▶ Written exercise:
Using the records that follow, reproduce exactly the lines starting at the line containing "Recreate this image" and ending at the line containing "from bokeh.resources import INLINE". Include both end lines and no pictures.

··· Provided information ···

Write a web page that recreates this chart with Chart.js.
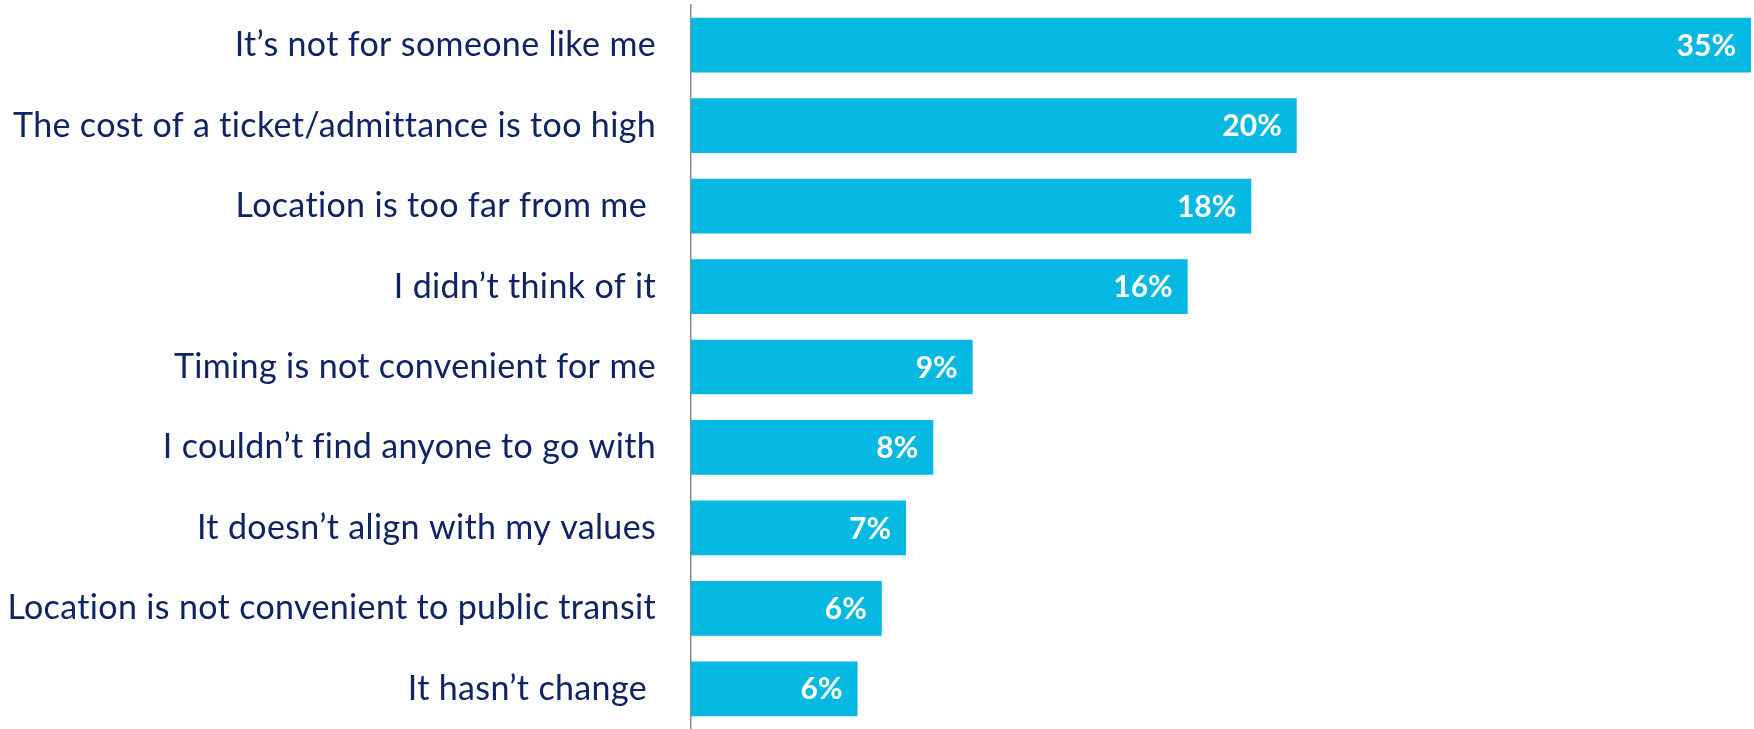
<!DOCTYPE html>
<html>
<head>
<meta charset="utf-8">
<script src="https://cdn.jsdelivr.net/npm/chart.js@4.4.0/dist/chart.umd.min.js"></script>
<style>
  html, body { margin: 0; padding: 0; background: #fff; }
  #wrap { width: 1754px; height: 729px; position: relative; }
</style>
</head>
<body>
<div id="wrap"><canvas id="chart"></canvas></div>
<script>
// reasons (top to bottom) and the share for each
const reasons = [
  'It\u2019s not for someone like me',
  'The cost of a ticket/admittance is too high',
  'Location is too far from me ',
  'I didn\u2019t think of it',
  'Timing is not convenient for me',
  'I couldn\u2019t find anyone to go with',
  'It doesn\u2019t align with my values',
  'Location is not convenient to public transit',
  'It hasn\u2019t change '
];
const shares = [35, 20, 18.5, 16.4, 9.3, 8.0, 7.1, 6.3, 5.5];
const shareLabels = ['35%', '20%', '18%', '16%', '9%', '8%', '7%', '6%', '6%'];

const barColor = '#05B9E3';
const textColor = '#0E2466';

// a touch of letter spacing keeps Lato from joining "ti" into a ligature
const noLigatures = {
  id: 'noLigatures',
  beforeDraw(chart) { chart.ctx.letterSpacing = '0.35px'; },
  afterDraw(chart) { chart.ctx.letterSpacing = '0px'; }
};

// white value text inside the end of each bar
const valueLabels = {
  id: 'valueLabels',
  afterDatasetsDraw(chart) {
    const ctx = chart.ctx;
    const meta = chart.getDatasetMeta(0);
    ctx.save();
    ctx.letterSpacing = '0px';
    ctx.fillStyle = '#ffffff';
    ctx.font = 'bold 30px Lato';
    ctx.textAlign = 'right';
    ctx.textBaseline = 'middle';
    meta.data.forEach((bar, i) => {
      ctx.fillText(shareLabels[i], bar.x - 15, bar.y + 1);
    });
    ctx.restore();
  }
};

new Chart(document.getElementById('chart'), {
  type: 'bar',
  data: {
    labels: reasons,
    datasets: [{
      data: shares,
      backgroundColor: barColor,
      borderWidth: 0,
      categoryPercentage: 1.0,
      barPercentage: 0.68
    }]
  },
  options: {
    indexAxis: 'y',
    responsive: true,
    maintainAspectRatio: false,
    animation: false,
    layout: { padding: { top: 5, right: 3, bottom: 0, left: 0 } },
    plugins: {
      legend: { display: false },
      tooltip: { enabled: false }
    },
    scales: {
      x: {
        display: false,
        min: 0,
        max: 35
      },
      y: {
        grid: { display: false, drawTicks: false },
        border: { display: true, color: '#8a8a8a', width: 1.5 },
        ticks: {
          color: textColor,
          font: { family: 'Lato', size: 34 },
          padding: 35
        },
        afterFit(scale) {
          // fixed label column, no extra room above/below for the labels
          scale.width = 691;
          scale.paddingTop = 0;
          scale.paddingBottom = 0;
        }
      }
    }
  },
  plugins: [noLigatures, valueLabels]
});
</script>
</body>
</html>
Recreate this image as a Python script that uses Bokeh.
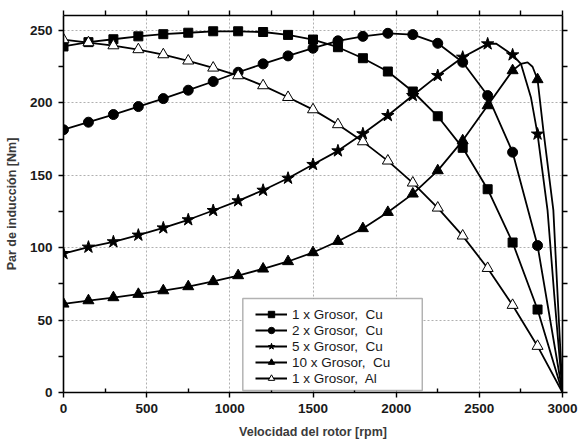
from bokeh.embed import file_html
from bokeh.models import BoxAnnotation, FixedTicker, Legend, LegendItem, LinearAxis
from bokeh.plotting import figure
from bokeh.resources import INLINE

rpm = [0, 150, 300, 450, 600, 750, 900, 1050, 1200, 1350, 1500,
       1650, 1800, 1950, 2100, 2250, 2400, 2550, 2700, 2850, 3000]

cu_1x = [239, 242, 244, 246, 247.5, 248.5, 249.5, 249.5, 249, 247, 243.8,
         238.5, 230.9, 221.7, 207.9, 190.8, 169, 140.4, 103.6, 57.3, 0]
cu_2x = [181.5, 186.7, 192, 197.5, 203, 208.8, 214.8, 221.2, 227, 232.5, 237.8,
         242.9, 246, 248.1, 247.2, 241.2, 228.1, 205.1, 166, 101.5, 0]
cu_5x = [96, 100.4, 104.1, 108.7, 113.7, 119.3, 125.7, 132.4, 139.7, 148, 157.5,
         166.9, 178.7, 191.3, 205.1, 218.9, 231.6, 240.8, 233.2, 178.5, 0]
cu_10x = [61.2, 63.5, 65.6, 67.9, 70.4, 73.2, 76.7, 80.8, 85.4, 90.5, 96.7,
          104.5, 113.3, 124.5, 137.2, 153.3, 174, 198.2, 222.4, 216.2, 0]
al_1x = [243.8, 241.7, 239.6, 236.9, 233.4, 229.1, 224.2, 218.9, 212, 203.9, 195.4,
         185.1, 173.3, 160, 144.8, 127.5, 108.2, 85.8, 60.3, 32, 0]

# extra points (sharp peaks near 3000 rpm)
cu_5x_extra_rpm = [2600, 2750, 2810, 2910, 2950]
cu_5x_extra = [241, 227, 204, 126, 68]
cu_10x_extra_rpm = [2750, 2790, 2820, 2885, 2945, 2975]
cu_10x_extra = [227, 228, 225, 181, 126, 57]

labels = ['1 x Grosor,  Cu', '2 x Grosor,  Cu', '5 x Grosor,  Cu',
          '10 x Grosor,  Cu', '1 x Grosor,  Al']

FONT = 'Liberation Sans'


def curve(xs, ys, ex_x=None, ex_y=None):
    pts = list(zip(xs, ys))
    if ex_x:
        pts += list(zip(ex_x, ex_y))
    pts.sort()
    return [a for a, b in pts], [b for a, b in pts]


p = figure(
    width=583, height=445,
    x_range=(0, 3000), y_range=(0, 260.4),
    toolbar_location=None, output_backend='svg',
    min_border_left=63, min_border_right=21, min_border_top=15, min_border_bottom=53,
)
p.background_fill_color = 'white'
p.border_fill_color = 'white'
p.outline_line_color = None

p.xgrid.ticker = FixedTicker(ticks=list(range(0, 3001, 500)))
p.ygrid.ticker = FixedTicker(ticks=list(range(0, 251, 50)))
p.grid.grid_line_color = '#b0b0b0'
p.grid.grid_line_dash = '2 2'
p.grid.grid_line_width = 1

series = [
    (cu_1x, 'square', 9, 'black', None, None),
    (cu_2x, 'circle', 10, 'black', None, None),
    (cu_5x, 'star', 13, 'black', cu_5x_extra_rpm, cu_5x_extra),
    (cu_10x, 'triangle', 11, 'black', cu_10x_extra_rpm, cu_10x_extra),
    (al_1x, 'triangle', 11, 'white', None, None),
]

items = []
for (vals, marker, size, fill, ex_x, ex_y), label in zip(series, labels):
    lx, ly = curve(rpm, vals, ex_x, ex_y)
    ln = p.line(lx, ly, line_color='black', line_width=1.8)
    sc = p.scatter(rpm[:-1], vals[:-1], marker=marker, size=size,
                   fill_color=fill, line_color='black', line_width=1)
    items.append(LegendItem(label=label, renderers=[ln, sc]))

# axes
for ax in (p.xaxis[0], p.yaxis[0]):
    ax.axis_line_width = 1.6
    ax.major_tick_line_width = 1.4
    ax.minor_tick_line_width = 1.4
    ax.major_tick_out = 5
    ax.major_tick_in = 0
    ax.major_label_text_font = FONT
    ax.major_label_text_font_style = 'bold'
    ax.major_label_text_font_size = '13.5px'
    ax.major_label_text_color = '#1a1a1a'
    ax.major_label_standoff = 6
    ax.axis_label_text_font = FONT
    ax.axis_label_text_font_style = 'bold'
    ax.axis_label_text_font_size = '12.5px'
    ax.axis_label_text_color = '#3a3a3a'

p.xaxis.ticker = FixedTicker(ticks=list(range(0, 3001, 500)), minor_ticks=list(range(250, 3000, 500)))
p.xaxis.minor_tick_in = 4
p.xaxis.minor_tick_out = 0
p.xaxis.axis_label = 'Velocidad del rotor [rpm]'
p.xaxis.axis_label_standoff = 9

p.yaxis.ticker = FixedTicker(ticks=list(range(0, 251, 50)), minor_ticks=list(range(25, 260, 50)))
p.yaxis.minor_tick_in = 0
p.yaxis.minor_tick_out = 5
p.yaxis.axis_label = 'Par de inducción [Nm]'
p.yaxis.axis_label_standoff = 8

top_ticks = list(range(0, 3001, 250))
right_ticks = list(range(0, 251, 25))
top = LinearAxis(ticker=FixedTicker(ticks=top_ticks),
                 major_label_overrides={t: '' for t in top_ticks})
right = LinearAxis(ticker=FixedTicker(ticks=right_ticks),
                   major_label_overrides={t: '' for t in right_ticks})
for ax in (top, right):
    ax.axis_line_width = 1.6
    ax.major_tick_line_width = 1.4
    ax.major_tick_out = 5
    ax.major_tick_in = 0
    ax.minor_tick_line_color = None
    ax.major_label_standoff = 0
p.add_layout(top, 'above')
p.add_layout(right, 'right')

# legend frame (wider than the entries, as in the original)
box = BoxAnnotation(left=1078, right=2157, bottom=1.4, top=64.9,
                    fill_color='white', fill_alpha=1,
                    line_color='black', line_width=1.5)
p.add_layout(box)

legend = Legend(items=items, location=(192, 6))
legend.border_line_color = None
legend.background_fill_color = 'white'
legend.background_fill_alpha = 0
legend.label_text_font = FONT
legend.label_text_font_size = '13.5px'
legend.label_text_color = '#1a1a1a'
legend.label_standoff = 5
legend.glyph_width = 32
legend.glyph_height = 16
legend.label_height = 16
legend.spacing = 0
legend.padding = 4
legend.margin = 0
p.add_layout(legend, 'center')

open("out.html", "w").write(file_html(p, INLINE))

···

▶ Solved exercise:
Recreate this image as a Python script that uses Bokeh.
from bokeh.embed import file_html
from bokeh.models import BoxAnnotation, FixedTicker, Legend, LegendItem, LinearAxis
from bokeh.plotting import figure
from bokeh.resources import INLINE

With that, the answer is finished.